DrQA Reader Model Architecture:
--model-type Model architecture type (default: rnn).
--embedding-dim Embedding size if embedding_file is not given (default: 300).
--hidden-size Hidden size of RNN units (default: 128).
--doc-layers Number of encoding layers for document (default: 3).
--question-layers Number of encoding layers for question (default: 3).
--rnn-type RNN type: LSTM, GRU, or RNN (default: lstm).
DrQA Reader Model Details:
--concat-rnn-layers Combine hidden states from each encoding layer (default: True).
--question-merge The way of computing the question representation (default: self_attn).
--use-qemb Whether to use weighted question embeddings (default: True).
--use-in-question Whether to use in_question_* (cased, uncased, lemma) features (default: True).
--use-pos Whether to use pos features (default: True).
--use-ner Whether to use ner features (default: True).
--use-lemma Whether to use lemma features (default: True).
--use-tf Whether to use term frequency features (default: True).
DrQA Reader Optimization:
--dropout-emb Dropout rate for word embeddings (default: 0.4).
--dropout-rnn Dropout rate for RNN states (default: 0.4).
--dropout-rnn-output Whether to dropout the RNN output (default: True).
--optimizer Optimizer: sgd or adamax (default: adamax).
--learning-rate Learning rate for SGD only (default: 0.1).
--grad-clipping Gradient clipping (default: 10).
--weight-decay Weight decay factor (default: 0).
--momentum Momentum factor (default: 0).
--fix-embeddings Keep word embeddings fixed (use pretrained) (default: True).
--tune-partial Backprop through only the top N question words (default: 0).
--rnn-padding Explicitly account for padding (and skip it) in RNN encoding (default: False).
--max-len MAX_LEN The max span allowed during decoding (default: 15).
Using pre-trained word embeddings is very important for performance. The models we provide were trained with cased GloVe embeddings trained on Common Crawl, however we have also found that other embeddings such as FastText do quite well.
We suggest downloading the embeddings files and storing them under data/embeddings/<file>.txt
(this is the default for --embedding-dir
).

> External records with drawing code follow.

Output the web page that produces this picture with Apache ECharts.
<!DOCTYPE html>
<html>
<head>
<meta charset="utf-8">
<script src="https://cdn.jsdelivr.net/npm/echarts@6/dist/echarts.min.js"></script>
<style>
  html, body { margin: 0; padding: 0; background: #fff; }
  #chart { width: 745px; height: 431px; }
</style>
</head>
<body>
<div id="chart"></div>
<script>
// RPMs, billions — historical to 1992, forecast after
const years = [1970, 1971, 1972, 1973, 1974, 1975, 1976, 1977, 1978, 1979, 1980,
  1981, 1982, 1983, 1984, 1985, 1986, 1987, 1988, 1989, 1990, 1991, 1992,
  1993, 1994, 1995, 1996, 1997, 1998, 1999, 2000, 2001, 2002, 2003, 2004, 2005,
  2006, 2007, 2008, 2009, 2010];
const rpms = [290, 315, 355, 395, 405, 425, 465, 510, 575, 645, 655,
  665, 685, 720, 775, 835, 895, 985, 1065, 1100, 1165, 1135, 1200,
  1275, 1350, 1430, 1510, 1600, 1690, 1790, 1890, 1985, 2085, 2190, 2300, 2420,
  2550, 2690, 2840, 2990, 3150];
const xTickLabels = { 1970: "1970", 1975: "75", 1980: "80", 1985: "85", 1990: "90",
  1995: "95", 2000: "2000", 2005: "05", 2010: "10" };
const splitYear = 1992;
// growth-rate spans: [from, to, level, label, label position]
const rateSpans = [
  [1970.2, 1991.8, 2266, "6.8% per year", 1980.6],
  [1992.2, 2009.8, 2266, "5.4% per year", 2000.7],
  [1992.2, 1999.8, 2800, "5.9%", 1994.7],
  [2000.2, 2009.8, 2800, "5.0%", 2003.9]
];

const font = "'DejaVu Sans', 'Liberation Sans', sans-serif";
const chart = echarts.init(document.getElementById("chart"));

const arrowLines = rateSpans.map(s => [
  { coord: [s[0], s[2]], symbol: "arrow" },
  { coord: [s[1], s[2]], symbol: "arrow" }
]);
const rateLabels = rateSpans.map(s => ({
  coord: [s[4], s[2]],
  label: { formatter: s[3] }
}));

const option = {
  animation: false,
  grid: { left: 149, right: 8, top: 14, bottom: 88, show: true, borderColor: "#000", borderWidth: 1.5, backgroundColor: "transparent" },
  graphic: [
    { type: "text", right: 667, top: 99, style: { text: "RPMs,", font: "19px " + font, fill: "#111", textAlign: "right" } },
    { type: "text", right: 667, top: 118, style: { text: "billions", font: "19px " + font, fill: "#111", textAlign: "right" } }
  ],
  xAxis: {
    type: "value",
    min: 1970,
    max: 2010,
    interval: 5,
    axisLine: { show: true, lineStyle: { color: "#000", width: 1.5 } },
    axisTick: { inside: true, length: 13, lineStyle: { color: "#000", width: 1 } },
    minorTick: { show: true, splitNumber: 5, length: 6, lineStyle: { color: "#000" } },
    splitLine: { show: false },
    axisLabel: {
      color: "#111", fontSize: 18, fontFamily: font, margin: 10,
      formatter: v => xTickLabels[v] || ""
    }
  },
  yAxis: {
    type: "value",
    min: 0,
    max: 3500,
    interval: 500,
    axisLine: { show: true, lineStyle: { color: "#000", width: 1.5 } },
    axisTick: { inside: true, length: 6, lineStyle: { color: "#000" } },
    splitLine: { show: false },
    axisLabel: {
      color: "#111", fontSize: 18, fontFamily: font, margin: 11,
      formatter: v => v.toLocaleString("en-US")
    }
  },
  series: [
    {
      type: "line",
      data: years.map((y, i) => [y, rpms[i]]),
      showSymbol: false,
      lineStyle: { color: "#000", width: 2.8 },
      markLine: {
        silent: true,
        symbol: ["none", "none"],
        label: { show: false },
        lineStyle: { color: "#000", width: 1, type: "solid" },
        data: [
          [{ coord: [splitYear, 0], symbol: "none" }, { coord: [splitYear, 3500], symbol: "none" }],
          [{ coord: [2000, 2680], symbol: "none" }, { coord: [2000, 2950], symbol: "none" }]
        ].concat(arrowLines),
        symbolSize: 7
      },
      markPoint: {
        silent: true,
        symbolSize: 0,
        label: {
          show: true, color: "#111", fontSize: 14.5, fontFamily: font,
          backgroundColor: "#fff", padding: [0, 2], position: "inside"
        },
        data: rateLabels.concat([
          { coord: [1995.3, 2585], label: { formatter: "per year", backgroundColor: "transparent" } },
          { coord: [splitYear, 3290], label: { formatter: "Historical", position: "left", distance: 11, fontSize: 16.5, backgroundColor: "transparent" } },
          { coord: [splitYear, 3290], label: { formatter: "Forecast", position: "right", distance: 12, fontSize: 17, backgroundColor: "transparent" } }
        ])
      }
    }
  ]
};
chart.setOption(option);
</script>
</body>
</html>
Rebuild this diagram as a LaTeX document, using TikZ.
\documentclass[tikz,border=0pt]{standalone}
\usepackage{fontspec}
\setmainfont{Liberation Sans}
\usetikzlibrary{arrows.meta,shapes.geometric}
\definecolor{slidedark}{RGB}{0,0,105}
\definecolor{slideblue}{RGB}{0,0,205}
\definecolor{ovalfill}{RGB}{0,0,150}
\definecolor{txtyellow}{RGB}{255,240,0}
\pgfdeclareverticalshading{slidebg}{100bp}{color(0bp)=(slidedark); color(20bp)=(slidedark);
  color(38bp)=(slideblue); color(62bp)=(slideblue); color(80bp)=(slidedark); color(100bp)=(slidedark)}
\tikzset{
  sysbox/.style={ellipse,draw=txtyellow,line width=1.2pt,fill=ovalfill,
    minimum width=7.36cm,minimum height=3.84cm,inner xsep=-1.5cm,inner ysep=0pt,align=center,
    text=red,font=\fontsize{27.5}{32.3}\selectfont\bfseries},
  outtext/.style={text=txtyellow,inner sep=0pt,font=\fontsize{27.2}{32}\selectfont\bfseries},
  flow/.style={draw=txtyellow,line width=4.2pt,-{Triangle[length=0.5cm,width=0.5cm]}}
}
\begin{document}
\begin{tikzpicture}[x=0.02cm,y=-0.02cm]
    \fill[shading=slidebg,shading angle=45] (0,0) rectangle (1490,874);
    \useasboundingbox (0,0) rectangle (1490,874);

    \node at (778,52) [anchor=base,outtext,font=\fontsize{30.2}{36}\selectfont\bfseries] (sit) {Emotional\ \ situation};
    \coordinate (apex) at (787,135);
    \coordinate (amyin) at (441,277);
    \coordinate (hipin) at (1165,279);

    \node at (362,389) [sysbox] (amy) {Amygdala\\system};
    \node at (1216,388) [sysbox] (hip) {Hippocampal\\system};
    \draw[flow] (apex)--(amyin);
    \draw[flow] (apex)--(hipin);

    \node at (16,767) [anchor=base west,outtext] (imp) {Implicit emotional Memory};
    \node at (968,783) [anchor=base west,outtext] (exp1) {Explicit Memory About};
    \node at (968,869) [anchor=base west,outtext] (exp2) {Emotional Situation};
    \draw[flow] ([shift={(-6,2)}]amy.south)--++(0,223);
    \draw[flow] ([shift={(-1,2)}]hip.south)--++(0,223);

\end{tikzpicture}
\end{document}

The code expects space separated plain text files (<token> <d1> ... <dN>).
predict.py
uses a trained Document Reader model to make predictions for an input dataset.
Required arguments:
dataset SQuAD-like dataset to evaluate on (format B).
Optional arguments:
--model Path to model to use.
--embedding-file Expand dictionary to use all pretrained embeddings in this file.
--out-dir Directory to write prediction file to (<dataset>-<model>.preds).
--tokenizer String option specifying tokenizer type to use (e.g. 'corenlp').
--num-workers Number of CPU processes (for tokenizing, etc).
--no-cuda Use CPU only.
--gpu Specify GPU device id to use.
--batch-size Example batching size (Reduce in case of OOM).
--top-n Store top N predicted spans per example.
--official Only store single top span instead of top N list. (The SQuAD eval script takes a dict of qid: span).
Note: The CoreNLP NER annotator is not fully deterministic (depends on the order examples are processed). Predictions may fluctuate very slightly between runs if num-workers
> 1 and the model was trained with use-ner
on.
Evaluation is done with the official_eval.py script from the SQuAD creators, available here. It is also available by default at scripts/reader/official_eval.py
after running ./download.sh
.
python scripts/reader/official_eval.py /path/to/format/B/dataset.json /path/to/predictions/with/--official/flag/set.json
The Document Reader can also be used interactively (like the full pipeline).
python scripts/reader/interactive.py --model /path/to/model
>>> text = "Mary had a little lamb, whose fleece was white as snow. And everywhere that Mary went the lamb was sure to go."
>>> question = "What color is Mary's lamb?"
>>> process(text, question)
+------+-------+---------+
| Rank | Span | Score |
+------+-------+---------+
| 1 | white | 0.78002 |
+------+-------+---------+